The first member of the Firefly clan we meet is Baby. We get tired of the whole family before even meeting the rest solely based on this character. Sherri Moon is a very pretty woman, and actually has a decent singing voice, but she really needs to work on her acting abilities. While she seems to have all the technical aspects down pretty well, she just seems to channel the wrong voice and emotions. In simpler terms she’s annoying –especially with the shrill little girl laugh that pops out of her mouth every five seconds. Maybe being Mrs. Zombie had something to do with her casting in this picture . . .

The other family members don’t do much of anything. Tiny’s there to look weird, as the giant, mute, man-child with the burned face, but is about as threatening as a puppy dog. He even lets one of the girls go when she asks him, but Otis is right around the corner. Rufus is just there to round out sheer numbers. Grandpa’s feeble humor is so bad I didn’t even groan at his “jokes”. Oscar nominee Karen Black shows how far she’s sunk in Hollywood, by playing the white trash Mother Firefly alongside Baby. And then there’s Otis.

Otis is just plain vile to the point where you want him off-screen. He certainly offends the audience, but not by being scary. He’s just so downright moronic and repulsive, that the only thing one can root for in this film is his death, which never happens since the Fireflys are supposed to be the “heroes”.
So with the false lead from Spaulding sending our four kids off to meet Dr. Satan, to the twisted Firefly clan, we’re sent down a third path. The ending is completely out of line with any other part of the picture. The two surviving college kids are dropped down a deep hole dressed in Easter Bunny outfits, inside a coffin. At the bottom a horde of ghouls pop out of the ground, break through the coffin, and carry our remaining male student off –leaving the girl to wander through the tunnels filled with all kinds of creepy-crawlies. Wait a minute. Ghouls? Yup, we’re now in a supernatural horror flick! Zombies and hybrid monsters galore abound in the underground baby! So what if it doesn’t make any sense! After some close calls, the remaining girl finds what’s left of the missing guy underneath Dr. Satan’s multiple scalpels. The doctor is perhaps the best-designed horror in the movie, and it really sucks that he and his brood weren’t in the main story line. The extra mechanical arms coming out of his shoulders and bio-ghoul look were pretty cool, but had nothing in common with the preceding film. Rob should have simple picked one story and stuck with it. The underground stuff was the most effective and had the biggest visual impact on the film while the rest of it seemed to be a waste of time. There’re pieces of a good, effective horror movie at the end here. Too bad Zombie didn’t focus more on them.
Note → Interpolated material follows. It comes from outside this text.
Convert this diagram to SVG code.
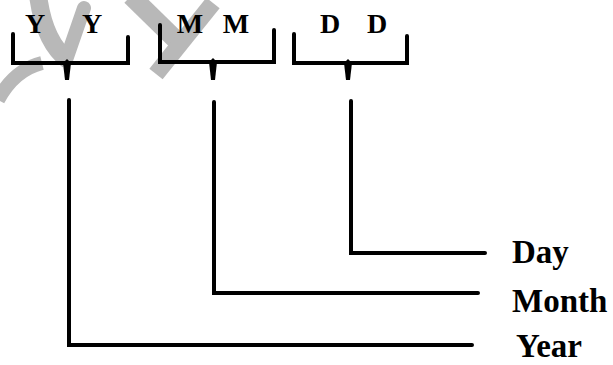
<svg xmlns="http://www.w3.org/2000/svg" width="613" height="365" viewBox="0 0 613 365">
  <style>
    .wm { fill: none; stroke: #b8b8b8; }
    .br { fill: none; stroke: #000; stroke-width: 4; stroke-linejoin: miter; stroke-linecap: round; }
    .tick { fill: #000; }
    .ln { fill: none; stroke: #000; stroke-width: 4; stroke-linejoin: miter; stroke-linecap: round; }
    .lt { font-family: "Liberation Serif", "Times New Roman", serif; font-weight: bold; fill: #000; }
    .top { font-size: 28px; text-anchor: middle; }
    .lab { font-size: 33px; }
  </style>
  <rect width="613" height="365" fill="#fff"/>
  <g id="watermark">
    <path class="wm" d="M38,-5 Q44,42 68,60" stroke-width="18"/>
    <path class="wm" d="M66,60 L84,8" stroke-width="14" stroke-linecap="round"/>
    <path class="wm" d="M-2,100 Q14,70 42,63" stroke-width="14"/>
    <path class="wm" d="M131,-4 L176,40" stroke-width="19"/>
    <path class="wm" d="M213,3 L156,74" stroke-width="17"/>
  </g>
  <g id="year-field">
    <text class="lt top" x="35" y="33">Y</text>
    <text class="lt top" x="92" y="33">Y</text>
    <path class="br" d="M13,34 V63 H128 V37"/>
    <polygon class="tick" points="63,63 67,59 71,63 69,80 65,80"/>
  </g>
  <g id="month-field">
    <text class="lt top" x="190" y="33">M</text>
    <text class="lt top" x="236" y="33">M</text>
    <path class="br" d="M160,25 V62 H274 V30"/>
    <polygon class="tick" points="209,62 213,58 217,62 215,80 211,80"/>
  </g>
  <g id="day-field">
    <text class="lt top" x="330" y="33">D</text>
    <text class="lt top" x="377" y="33">D</text>
    <path class="br" d="M294,34 V63 H407 V36"/>
    <polygon class="tick" points="344,63 348,59 352,63 350,80 346,80"/>
  </g>
  <g id="connectors">
    <path class="ln" d="M69,100 V345 H472"/>
    <path class="ln" d="M214,102 V293 H478"/>
    <path class="ln" d="M351,101 V253 H485"/>
  </g>
  <g id="label-day">
    <text class="lt lab" x="512" y="263">Day</text>
  </g>
  <g id="label-month">
    <text class="lt lab" x="512" y="312">Month</text>
  </g>
  <g id="label-year">
    <text class="lt lab" x="516" y="357">Year</text>
  </g>
</svg>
Of course when our last student escapes, she hops into a car driven by Captain Spaulding. Yay. Of course Otis pops up out of the back, and we fade out. Surprise.

Death-wise, there’s nothing really fancy. Spaulding caps two would-be robbers in the intro with a little mess. Some cheerleaders get knocked off to help drag the sheriff into the story. Jerry, the only remotely likeable college, is the first to go. You don’t see his death, but Otis proudly shows off what’s left of his corpse as his new creation “Fishboy”, a twisted homage to Barnum’s Fiji Mermaid. This is perhaps the only creative death in the whole movie, and it stands out from the rest. Two cops and one of the girls’ fathers show up for quick deaths. Otis wears the father’s face and chest like a costume later on for the daughter to look at. It just seems like overkill (no pun intended). We’ve gotten the point several times over by now on how twisted these people are. I think “Fishboy” accomplished that. After dressing the three students up in Bunny Suits to sacrifice them to Dr. Satan, one girl escapes and is chased down by Baby and stabbed to death rather brutally. This really seems implausible, since even tied up the college girl looks bigger and stronger than Baby. The last college boy gets his from Dr. Satan himself after being tortured and partial scalped by Baby earlier. 

The whole movie’s just too inconsistent and incoherent for repeated viewing.